Exercise aim: How many lines of the data include the string "LaTeX"? State the number and nothing else.

Source code of charts

-*-

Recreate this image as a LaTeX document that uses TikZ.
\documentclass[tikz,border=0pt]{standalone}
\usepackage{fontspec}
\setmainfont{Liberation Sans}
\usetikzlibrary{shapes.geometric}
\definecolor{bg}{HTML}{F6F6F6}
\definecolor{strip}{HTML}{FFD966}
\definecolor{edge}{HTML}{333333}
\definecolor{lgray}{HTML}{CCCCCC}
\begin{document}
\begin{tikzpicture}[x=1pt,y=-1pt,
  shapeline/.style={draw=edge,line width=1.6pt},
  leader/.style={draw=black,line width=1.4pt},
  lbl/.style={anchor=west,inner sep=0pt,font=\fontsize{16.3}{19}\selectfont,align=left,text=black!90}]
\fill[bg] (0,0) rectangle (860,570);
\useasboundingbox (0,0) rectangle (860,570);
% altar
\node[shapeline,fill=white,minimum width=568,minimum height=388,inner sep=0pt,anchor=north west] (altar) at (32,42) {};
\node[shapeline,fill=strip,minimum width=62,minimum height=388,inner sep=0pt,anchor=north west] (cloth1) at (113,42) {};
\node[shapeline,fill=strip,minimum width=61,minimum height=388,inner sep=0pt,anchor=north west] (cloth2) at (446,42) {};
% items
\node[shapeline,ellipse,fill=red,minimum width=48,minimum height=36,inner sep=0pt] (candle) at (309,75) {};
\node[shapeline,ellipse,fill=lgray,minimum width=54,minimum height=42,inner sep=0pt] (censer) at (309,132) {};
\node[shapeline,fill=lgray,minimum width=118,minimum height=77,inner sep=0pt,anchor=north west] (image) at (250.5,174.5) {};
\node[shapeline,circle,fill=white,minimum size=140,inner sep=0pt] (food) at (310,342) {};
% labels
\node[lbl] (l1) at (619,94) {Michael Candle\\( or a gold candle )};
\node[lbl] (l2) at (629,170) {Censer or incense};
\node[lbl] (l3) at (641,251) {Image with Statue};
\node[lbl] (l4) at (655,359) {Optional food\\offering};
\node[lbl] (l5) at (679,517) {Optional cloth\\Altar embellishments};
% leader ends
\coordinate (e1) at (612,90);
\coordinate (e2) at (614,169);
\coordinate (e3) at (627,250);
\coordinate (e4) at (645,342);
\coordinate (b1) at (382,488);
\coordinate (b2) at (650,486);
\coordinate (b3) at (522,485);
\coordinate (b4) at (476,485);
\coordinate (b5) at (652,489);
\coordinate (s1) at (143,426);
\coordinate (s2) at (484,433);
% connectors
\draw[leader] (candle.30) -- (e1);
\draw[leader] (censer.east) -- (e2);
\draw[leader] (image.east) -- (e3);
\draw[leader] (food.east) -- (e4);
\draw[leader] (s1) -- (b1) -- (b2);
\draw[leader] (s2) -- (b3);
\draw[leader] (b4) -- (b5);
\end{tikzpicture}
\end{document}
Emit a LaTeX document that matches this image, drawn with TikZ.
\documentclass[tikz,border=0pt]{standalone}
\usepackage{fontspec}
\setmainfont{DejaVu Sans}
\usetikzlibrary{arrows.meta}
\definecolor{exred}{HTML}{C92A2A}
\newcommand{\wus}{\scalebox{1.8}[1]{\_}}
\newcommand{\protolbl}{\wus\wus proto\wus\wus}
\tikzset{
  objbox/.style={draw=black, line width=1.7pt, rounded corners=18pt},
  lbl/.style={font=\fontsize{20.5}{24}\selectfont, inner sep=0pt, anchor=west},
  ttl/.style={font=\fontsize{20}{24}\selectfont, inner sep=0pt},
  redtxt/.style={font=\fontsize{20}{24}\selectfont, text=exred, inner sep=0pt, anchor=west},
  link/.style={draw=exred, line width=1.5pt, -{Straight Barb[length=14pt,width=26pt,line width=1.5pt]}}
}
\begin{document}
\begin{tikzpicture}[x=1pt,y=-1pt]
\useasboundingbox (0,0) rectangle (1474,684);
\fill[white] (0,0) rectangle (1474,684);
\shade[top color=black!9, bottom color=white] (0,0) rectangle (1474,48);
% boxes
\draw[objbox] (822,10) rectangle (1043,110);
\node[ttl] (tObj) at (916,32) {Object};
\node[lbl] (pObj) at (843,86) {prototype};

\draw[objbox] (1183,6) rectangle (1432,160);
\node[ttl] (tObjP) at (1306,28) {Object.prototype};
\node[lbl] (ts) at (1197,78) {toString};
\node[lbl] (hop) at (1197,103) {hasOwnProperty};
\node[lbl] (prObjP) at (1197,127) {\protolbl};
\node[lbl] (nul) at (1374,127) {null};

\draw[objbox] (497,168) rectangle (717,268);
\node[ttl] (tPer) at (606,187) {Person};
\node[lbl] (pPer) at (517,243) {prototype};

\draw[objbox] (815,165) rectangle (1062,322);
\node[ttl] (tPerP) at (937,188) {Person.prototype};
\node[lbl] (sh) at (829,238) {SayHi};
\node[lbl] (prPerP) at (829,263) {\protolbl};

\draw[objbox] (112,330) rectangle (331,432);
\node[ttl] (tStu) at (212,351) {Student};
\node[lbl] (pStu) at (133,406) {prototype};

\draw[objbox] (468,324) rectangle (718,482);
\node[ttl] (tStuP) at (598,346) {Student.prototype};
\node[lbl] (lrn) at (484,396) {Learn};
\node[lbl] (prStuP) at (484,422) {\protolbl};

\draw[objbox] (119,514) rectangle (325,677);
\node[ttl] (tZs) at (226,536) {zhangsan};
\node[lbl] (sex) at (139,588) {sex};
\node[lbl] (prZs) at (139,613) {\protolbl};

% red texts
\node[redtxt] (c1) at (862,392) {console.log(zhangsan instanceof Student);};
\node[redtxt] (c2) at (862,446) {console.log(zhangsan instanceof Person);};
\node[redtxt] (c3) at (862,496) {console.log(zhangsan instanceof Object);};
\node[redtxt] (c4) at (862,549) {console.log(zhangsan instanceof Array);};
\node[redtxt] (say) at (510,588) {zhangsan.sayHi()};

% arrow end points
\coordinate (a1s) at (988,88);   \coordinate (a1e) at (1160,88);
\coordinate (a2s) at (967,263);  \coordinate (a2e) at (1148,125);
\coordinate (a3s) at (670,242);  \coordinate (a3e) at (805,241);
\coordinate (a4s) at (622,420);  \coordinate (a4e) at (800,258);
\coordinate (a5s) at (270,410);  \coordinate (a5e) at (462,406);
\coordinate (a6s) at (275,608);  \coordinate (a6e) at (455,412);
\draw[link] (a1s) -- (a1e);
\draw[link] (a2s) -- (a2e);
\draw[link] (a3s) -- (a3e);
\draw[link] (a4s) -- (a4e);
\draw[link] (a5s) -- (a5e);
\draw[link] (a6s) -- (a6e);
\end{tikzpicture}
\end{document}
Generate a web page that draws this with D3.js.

-*-

Finished exercise: 2